Count every line of the material that holds the string "source". Respond with the total only.

-------- Input material

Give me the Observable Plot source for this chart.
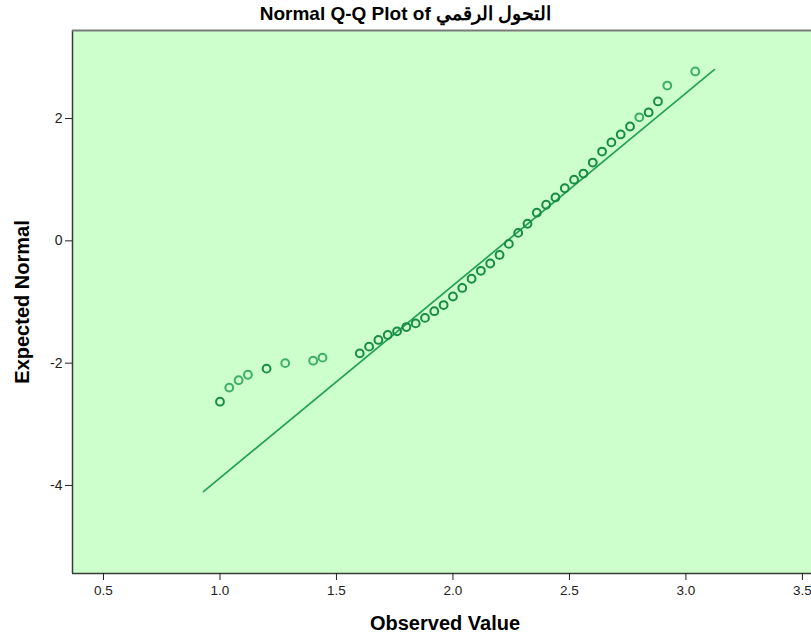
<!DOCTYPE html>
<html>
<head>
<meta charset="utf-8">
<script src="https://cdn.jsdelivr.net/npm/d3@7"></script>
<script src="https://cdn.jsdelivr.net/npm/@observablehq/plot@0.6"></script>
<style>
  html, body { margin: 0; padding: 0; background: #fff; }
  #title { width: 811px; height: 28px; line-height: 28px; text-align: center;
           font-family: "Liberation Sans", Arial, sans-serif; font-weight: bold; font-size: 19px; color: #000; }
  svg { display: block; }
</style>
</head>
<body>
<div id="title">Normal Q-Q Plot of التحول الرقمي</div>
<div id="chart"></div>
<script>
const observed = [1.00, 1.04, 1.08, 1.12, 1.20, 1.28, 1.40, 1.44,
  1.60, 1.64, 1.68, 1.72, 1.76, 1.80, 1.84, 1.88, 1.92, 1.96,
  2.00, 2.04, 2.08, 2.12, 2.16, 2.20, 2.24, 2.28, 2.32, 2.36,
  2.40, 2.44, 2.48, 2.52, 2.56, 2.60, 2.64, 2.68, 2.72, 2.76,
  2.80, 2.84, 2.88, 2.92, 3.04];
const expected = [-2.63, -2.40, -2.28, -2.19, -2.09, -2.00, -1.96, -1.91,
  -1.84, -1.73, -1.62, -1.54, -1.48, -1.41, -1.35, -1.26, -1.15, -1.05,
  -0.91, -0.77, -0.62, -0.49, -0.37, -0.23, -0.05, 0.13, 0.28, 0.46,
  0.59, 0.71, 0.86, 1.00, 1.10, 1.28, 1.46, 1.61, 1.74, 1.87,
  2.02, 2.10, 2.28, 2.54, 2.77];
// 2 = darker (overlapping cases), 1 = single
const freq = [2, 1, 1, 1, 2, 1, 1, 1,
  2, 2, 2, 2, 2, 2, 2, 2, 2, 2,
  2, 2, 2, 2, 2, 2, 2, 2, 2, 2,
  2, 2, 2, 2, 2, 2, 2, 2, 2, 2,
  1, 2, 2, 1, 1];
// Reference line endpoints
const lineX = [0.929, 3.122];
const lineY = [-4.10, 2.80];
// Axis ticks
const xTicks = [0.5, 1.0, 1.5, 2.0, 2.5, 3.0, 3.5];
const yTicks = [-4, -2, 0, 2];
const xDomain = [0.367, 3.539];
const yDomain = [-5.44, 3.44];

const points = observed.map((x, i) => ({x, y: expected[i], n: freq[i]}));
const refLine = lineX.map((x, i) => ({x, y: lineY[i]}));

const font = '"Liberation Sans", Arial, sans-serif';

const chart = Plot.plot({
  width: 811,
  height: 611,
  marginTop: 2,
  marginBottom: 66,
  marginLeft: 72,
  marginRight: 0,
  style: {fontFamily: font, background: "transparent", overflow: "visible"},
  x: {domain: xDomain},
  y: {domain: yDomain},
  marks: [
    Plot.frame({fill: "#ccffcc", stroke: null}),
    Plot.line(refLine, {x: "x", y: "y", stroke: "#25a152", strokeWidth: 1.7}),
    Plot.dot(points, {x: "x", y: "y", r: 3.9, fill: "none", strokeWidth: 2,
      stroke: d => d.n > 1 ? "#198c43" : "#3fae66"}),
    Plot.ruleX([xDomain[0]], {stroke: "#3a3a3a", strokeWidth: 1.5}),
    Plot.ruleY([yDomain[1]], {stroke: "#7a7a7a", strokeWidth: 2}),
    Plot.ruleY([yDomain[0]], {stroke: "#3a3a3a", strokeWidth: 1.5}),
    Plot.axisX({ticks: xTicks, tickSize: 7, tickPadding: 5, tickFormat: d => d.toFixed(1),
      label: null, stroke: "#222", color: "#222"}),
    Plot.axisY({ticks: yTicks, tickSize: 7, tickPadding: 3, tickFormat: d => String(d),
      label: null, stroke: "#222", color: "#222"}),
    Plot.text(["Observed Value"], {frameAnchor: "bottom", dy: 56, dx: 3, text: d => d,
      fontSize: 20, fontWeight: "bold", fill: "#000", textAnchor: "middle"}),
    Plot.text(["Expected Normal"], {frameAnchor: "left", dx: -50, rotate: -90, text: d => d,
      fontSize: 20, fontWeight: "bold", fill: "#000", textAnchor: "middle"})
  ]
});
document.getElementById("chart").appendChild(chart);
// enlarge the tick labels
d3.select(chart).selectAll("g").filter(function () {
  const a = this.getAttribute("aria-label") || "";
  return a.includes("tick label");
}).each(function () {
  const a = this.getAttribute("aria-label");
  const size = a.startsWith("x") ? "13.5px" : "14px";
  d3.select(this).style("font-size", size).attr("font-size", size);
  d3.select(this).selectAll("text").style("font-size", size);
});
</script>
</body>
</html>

----------------
-------- Input material

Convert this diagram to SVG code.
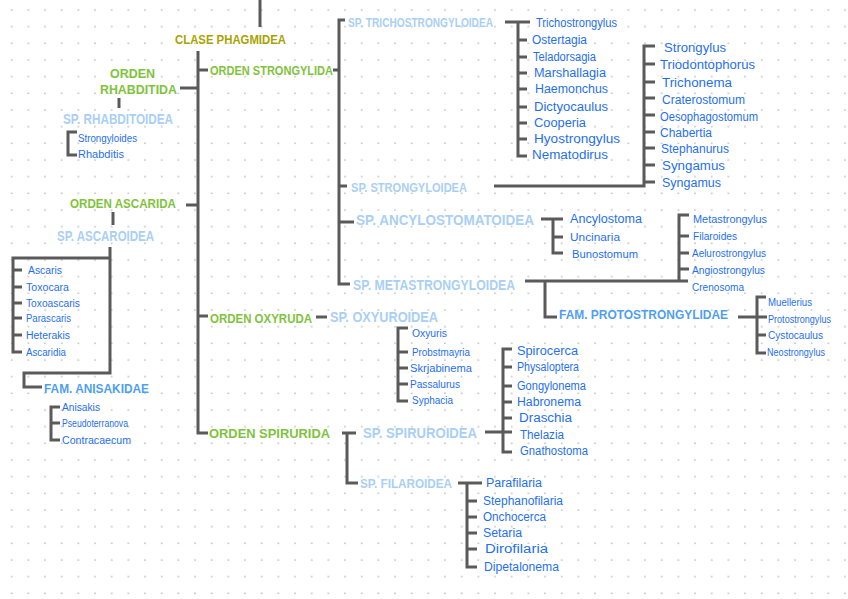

----------------
-------- Input material

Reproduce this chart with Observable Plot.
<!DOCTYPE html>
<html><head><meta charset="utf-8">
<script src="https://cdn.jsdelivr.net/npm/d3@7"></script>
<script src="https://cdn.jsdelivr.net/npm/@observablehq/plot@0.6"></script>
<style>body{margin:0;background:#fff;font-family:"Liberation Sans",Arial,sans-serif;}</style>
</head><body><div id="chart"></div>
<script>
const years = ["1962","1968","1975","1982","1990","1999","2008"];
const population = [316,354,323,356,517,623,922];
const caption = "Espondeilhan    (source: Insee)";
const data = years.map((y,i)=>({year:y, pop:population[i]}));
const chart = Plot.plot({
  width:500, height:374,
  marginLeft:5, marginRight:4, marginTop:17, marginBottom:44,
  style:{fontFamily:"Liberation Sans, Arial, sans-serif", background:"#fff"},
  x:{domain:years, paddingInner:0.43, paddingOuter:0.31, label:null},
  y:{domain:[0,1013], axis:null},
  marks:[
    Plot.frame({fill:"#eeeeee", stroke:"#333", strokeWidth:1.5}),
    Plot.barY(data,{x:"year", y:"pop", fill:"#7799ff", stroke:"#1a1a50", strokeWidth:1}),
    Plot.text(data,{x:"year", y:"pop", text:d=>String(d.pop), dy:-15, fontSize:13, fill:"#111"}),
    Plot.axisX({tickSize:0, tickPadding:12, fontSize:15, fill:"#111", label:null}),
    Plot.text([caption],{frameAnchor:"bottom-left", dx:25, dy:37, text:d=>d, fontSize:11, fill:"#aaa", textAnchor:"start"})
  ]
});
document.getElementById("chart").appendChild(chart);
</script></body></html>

----------------

**Result below**
2